LG Frankfurt, Urteil vom 15.6.2023 – 2-13 S 92/22
Wir kennen es alle, die Teilungserklärungen, die entsperchend § 12 WEG regeln, dass der Veräußerung eines Wohnungs- oder Teileigentums der Verwalter zustimmen muss. Es gab und gibt aber auch Teilungserklärungen, nach denen nicht der Verwalter zustimmen muss, sondern wonach die “Zustimmung der anderen Wohnungseigentümer” notwendig ist.
Schon nach dem alten Recht war nicht klar, was das eigentlich konkret bedeutet: Müssen alle anderen Eigentümer zum Notar wandern, oder reicht es, wenn die Eigentümer in einer Versammlung mehrheitlich darüber beschließen?
Das LG Frankfurt a.M. hat diese Frage jetzt zum neuen Recht entschieden, und zwar ganz anders: Zuständig ist jetzt die GdWE, also die Gemeinschaft der Wohnungseigentümer. Die Vereinbarung der Zustimmung der „anderen Wohnungseigentümer“ sei objektiv-normativ auszulegen, wobei die Auslegung gemäß § 47 WEG im Lichte der Neufassung des WEG zu erfolgen habe. Zwar spreche der Wortlaut zunächst für eine individuelle Zustimmung sämtlicher anderen Wohnungseigentümer. Wie das Reichsgericht aber bereits für eine vergleichbare in der Satzung einer GmbH enthaltene Klausel, dass die Abtretung von Geschäftsanteilen von „der Zustimmung der Gesellschafter“ abhängig sei, entschieden habe(RGZ 159, 282 (279), sei die Regelung objektiv unklar, da sie auch den Sinn haben kann, dass über diese Angelegenheit die Mehrheit – dort der Gesellschafterversammlung und damit letztlich der Gesellschaft – entscheidet oder aber die individuelle Zustimmung eines jeden Gesellschafters erforderlich sei.

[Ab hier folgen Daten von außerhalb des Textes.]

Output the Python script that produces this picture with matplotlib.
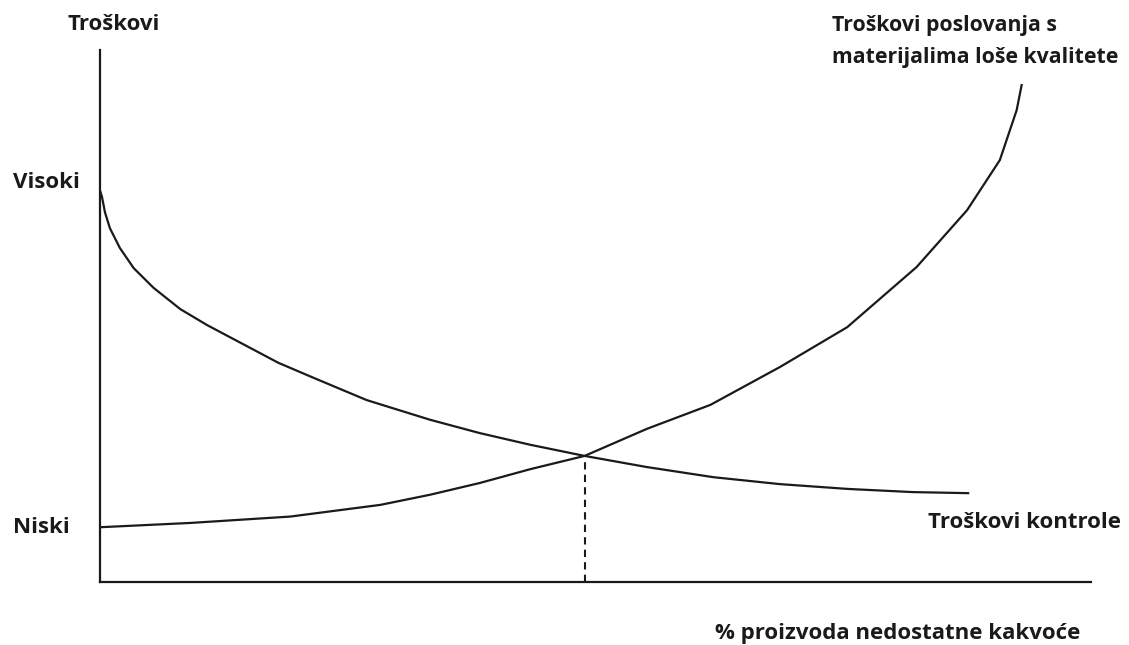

Dieses Problem stelle sich ebenso hier. Bei der Zustimmung zu einer Veräußerung des Wohneigentums gemäß § 12 Abs. 1 WEG handele es sich im Zweifel um eine Verwaltung des gemeinschaftlichen Eigentums, für die nunmehr alleine die GdWE zuständig sei (§ 18 Abs. 1 WEG). Eine Zuständigkeit der einzelnen Wohnungseigentümer bestehe abgesehen von der Beschlussfassung im Rahmen der Eigentümerversammlung bzw. bei Notmaßnahmen nicht mehr. Von der Veräußerung betroffen sei zudem nicht nur das Sondereigentum des veräußerungswilligen Eigentümers, sondern maßgeblich auch die Gemeinschaft. Durch das Erfordernis der Zustimmung solle daher ein Schutz dagegen erfolgen, dass das Wohnungseigentum in die Hand eines persönlich oder finanziell unzuverlässigen Erwerbers gerate. Betroffen hiervon sei aber zumindest im neuen Recht alleine die Gemeinschaft im Rahmen ihrer Verwaltungszuständigkeit, die Rechtsbeziehungen der Eigentümer untereinander seien, und dies war eines der zentralen Ziele der WEG-Reform 2020, weitgehend gekappt worden.
Zwar sei der Wortlaut des § 12 Abs. 1 WEG bei der Neufassung des WEG unverändert geblieben. Durch die Begründung zum Gesetzentwurf des WEMoG (BT-Drs. 19/18791, S. 58) zu § 18 Abs. 1 WEG würde aber deutlich, dass es sich bei Pflichten im Rahmen der Verwaltung „stets um Pflichten der Gemeinschaft der Wohnungseigentümer“ handelte. Im Übrigen spreche auch die Regelung des § 12 Abs. 4 WEG für das Erfordernis der Zustimmung der GdWE. Nach dieser Regelung könnten die Wohnungseigentümer mit einfacher Mehrheit nach § 25 Abs. 1 WEG beschließen, dass eine Veräußerungsbeschränkung nach § 12 Abs. 1 WEG aufgehoben würde. Wenn aber die grundsätzliche Zustimmungsbedürftigkeit zu Veräußerungen von der Gemeinschaft aufgehoben werden kann, dann muss auch die – weniger weitgehende – Erteilung oder Versagung der Zustimmung im Einzelfall durch die Gemeinschaft erfolgen.
Soweit ersichtlich ist die Revision zum BGH zugelassen worden, ich kann aber nicht erkennen, ob sie auch eingelegt wurde. Warten wir also einmal ab.